**TO DO:**
State the number of lines with the string "chart" in them, and nothing else.

**GIVEN MATERIAL:**
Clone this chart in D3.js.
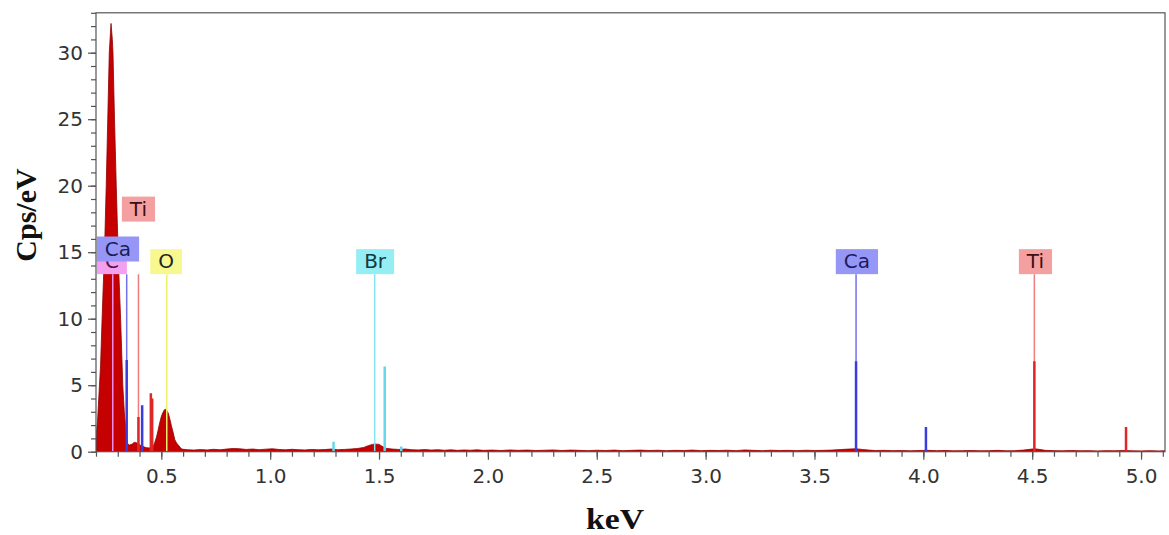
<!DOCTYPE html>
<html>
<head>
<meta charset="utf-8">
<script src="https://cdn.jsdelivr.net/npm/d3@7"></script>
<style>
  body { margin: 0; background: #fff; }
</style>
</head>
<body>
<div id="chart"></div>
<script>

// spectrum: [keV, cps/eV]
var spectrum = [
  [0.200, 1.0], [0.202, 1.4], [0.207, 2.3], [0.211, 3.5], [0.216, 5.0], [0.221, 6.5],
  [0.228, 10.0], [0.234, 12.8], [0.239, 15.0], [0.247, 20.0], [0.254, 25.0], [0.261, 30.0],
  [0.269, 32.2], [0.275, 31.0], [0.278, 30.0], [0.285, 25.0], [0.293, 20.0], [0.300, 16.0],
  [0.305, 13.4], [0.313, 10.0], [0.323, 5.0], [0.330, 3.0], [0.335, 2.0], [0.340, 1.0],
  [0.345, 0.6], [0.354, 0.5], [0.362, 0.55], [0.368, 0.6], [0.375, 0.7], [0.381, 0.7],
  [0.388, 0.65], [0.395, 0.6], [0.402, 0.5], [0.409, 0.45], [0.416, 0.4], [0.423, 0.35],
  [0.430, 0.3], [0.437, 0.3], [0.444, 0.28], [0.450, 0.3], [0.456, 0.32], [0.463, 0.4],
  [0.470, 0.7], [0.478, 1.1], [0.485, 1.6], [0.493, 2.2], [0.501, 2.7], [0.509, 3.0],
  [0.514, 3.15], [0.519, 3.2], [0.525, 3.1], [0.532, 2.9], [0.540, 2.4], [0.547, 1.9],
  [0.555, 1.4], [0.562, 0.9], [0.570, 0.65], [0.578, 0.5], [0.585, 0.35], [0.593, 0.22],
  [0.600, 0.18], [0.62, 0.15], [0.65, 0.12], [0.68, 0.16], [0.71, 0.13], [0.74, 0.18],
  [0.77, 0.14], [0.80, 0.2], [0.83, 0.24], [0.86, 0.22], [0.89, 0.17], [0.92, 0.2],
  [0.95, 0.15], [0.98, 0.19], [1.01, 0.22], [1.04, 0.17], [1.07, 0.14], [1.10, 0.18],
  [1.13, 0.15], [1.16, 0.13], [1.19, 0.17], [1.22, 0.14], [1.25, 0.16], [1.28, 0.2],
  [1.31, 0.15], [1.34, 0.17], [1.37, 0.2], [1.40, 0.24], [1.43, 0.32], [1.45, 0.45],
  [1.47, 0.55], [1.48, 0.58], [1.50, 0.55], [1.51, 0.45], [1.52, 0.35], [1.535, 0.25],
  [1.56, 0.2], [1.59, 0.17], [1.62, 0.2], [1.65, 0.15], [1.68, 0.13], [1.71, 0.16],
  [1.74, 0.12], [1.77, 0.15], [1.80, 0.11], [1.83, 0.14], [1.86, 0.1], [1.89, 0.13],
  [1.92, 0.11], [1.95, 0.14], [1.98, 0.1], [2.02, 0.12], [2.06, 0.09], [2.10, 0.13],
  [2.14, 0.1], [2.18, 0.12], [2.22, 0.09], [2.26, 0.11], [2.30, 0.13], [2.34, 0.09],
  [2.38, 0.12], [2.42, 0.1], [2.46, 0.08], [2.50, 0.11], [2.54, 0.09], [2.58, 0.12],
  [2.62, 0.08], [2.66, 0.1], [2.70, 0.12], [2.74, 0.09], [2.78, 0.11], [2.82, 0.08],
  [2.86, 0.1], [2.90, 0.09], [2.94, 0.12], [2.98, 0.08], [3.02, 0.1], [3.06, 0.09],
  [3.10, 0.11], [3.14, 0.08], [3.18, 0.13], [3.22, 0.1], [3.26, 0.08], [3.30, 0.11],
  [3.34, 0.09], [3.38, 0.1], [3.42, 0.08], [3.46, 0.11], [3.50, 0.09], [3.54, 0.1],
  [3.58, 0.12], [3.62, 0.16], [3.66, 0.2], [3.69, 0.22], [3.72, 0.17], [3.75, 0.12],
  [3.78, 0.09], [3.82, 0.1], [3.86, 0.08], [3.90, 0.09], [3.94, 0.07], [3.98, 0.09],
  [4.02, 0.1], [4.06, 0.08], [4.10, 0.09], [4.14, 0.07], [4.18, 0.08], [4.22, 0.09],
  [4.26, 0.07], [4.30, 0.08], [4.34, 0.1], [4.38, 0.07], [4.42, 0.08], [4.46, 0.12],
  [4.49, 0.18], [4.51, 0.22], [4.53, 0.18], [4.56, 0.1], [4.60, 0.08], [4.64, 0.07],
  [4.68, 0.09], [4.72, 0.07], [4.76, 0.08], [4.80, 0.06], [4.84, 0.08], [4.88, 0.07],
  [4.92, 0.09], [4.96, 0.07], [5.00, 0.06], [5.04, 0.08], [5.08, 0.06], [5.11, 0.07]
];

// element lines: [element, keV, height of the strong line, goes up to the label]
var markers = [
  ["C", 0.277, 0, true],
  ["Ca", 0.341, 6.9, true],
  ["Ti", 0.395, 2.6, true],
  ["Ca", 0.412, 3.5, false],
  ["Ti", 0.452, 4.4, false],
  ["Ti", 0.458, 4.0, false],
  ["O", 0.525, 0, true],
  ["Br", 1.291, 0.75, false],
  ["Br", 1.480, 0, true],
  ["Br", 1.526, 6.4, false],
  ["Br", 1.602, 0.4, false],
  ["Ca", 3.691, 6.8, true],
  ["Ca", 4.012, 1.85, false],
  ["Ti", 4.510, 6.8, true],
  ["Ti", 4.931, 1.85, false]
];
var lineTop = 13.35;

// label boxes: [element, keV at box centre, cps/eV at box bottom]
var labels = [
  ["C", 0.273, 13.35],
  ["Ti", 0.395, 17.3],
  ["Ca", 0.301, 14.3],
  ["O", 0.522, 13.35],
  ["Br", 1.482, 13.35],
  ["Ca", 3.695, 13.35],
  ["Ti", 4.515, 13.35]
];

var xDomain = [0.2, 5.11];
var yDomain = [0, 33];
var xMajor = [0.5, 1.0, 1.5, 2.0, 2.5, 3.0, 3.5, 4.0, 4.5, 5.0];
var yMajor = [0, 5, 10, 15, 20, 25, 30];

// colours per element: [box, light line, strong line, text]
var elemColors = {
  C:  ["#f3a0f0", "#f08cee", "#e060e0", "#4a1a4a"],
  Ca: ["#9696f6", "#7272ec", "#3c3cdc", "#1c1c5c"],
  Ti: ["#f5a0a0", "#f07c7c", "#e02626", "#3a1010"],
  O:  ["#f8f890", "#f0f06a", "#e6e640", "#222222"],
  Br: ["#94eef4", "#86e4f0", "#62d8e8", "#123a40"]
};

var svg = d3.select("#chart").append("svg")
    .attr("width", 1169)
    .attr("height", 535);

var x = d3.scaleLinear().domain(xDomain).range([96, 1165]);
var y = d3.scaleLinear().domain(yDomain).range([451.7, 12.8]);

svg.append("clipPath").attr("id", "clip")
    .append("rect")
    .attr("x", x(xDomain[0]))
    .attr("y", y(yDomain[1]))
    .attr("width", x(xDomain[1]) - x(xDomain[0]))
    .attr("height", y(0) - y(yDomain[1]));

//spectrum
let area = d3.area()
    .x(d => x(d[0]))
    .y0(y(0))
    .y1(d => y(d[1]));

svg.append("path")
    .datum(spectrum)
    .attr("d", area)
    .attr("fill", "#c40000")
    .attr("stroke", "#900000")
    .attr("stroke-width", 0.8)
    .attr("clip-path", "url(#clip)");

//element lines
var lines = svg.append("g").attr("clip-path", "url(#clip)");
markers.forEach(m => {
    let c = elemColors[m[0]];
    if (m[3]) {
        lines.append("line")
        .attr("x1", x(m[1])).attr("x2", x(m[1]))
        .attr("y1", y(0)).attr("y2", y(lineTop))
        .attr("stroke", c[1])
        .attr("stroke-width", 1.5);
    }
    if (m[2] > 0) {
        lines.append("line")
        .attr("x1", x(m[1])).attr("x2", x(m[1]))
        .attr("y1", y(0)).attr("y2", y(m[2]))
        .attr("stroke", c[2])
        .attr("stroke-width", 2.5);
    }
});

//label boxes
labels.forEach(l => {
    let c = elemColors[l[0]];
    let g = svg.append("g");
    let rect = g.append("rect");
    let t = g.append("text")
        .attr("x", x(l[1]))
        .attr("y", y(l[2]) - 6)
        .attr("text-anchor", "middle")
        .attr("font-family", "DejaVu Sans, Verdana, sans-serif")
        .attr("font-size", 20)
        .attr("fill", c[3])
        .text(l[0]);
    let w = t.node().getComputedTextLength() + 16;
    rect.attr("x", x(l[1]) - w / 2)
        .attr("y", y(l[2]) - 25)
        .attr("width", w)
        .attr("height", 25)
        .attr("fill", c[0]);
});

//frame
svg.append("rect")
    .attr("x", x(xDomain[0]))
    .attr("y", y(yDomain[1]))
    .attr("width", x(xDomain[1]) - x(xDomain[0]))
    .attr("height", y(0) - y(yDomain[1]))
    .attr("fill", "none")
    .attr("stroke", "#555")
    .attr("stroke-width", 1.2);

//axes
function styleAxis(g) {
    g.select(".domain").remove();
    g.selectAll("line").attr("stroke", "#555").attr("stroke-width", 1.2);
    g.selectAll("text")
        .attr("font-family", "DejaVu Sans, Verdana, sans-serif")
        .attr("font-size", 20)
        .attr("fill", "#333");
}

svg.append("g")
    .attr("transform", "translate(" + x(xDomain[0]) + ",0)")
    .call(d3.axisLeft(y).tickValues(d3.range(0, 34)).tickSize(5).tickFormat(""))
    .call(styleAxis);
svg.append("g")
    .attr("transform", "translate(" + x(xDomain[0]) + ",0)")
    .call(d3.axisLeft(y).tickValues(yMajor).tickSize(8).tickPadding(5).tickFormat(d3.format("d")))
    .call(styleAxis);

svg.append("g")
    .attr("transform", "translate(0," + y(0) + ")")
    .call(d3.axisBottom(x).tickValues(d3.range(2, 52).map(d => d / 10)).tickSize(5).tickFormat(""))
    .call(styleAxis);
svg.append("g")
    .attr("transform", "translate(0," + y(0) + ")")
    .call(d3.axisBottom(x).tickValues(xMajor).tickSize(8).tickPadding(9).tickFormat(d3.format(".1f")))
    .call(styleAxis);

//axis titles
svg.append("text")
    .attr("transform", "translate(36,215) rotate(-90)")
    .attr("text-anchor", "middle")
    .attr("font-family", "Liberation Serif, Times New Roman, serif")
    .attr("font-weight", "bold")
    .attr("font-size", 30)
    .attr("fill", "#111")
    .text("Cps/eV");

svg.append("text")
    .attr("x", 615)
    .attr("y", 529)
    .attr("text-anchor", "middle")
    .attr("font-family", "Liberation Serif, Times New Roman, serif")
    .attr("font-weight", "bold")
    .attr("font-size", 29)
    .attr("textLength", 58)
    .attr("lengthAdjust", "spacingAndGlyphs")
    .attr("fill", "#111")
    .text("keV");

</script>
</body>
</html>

**RESPONSE BELOW:**
3